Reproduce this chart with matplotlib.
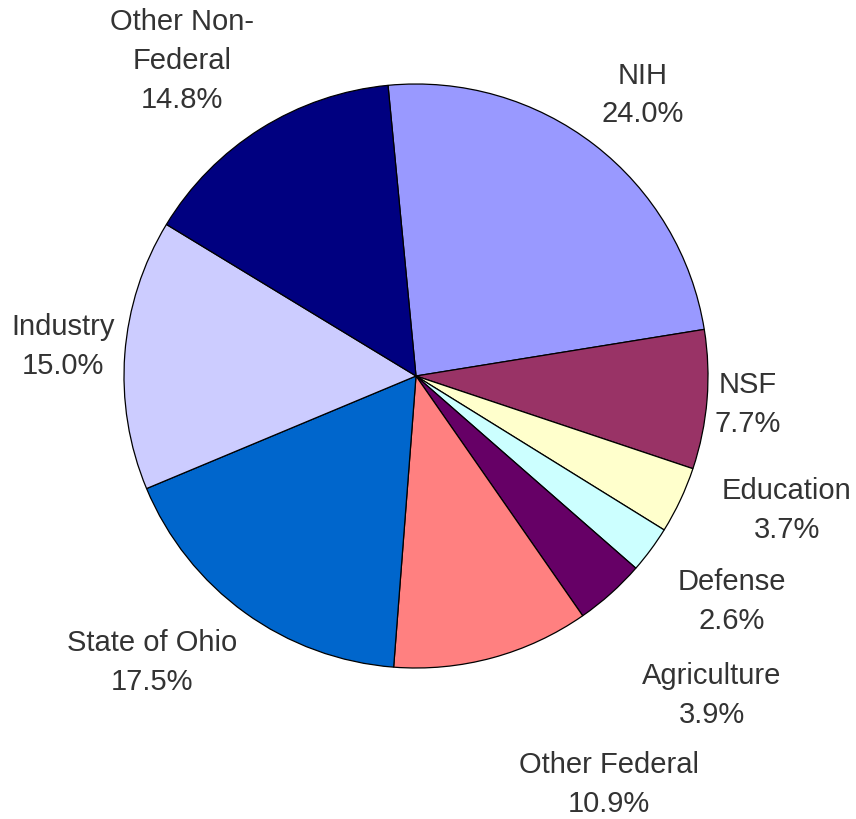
import matplotlib
matplotlib.use('Agg')
import matplotlib.pyplot as plt

labels = ['NIH', 'NSF', 'Education', 'Defense', 'Agriculture',
          'Other Federal', 'State of Ohio', 'Industry', 'Other Non-\nFederal']
shares = [24.0, 7.7, 3.7, 2.6, 3.9, 10.9, 17.5, 15.0, 14.8]
colors = ['#9999FF', '#993366', '#FFFFCC', '#CCFFFF', '#660066',
          '#FF8080', '#0066CC', '#CCCCFF', '#000080']

# label centres in pixels (x from left, y from top)
label_pos = [(643, 95), (748, 405), (787, 511), (732, 602), (712, 696),
             (609, 785), (152, 663), (63, 347), (182, 61)]

W, H = 856, 820
fig = plt.figure(figsize=(W / 100, H / 100), dpi=100)
ax = fig.add_axes([0, 0, 1, 1])

ax.pie(shares, colors=colors, startangle=95.5, counterclock=False,
       center=(416, H - 377), radius=292, frame=True,
       wedgeprops=dict(edgecolor='black', linewidth=0.9))
ax.set_xlim(0, W)
ax.set_ylim(0, H)
ax.set_aspect('equal')
ax.axis('off')

for lab, val, (x, y) in zip(labels, shares, label_pos):
    ax.text(x, H - y, f'{lab}\n{val:.1f}%', ha='center', va='center',
            fontsize=21, family='Liberation Sans', color='#333333',
            linespacing=1.5)

fig.savefig('out.png', dpi=100, facecolor='white')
○ ○ ○ ○
> **TASK DESCRIPTION**:
Working from the material above, transcribe it exactly while omitting pictures.

> **EXERCISE RESULT**:
Reproduce this chart with matplotlib.
import matplotlib
matplotlib.use('Agg')
import matplotlib.pyplot as plt

labels = ['NIH', 'NSF', 'Education', 'Defense', 'Agriculture',
          'Other Federal', 'State of Ohio', 'Industry', 'Other Non-\nFederal']
shares = [24.0, 7.7, 3.7, 2.6, 3.9, 10.9, 17.5, 15.0, 14.8]
colors = ['#9999FF', '#993366', '#FFFFCC', '#CCFFFF', '#660066',
          '#FF8080', '#0066CC', '#CCCCFF', '#000080']

# label centres in pixels (x from left, y from top)
label_pos = [(643, 95), (748, 405), (787, 511), (732, 602), (712, 696),
             (609, 785), (152, 663), (63, 347), (182, 61)]

W, H = 856, 820
fig = plt.figure(figsize=(W / 100, H / 100), dpi=100)
ax = fig.add_axes([0, 0, 1, 1])

ax.pie(shares, colors=colors, startangle=95.5, counterclock=False,
       center=(416, H - 377), radius=292, frame=True,
       wedgeprops=dict(edgecolor='black', linewidth=0.9))
ax.set_xlim(0, W)
ax.set_ylim(0, H)
ax.set_aspect('equal')
ax.axis('off')

for lab, val, (x, y) in zip(labels, shares, label_pos):
    ax.text(x, H - y, f'{lab}\n{val:.1f}%', ha='center', va='center',
            fontsize=21, family='Liberation Sans', color='#333333',
            linespacing=1.5)

fig.savefig('out.png', dpi=100, facecolor='white')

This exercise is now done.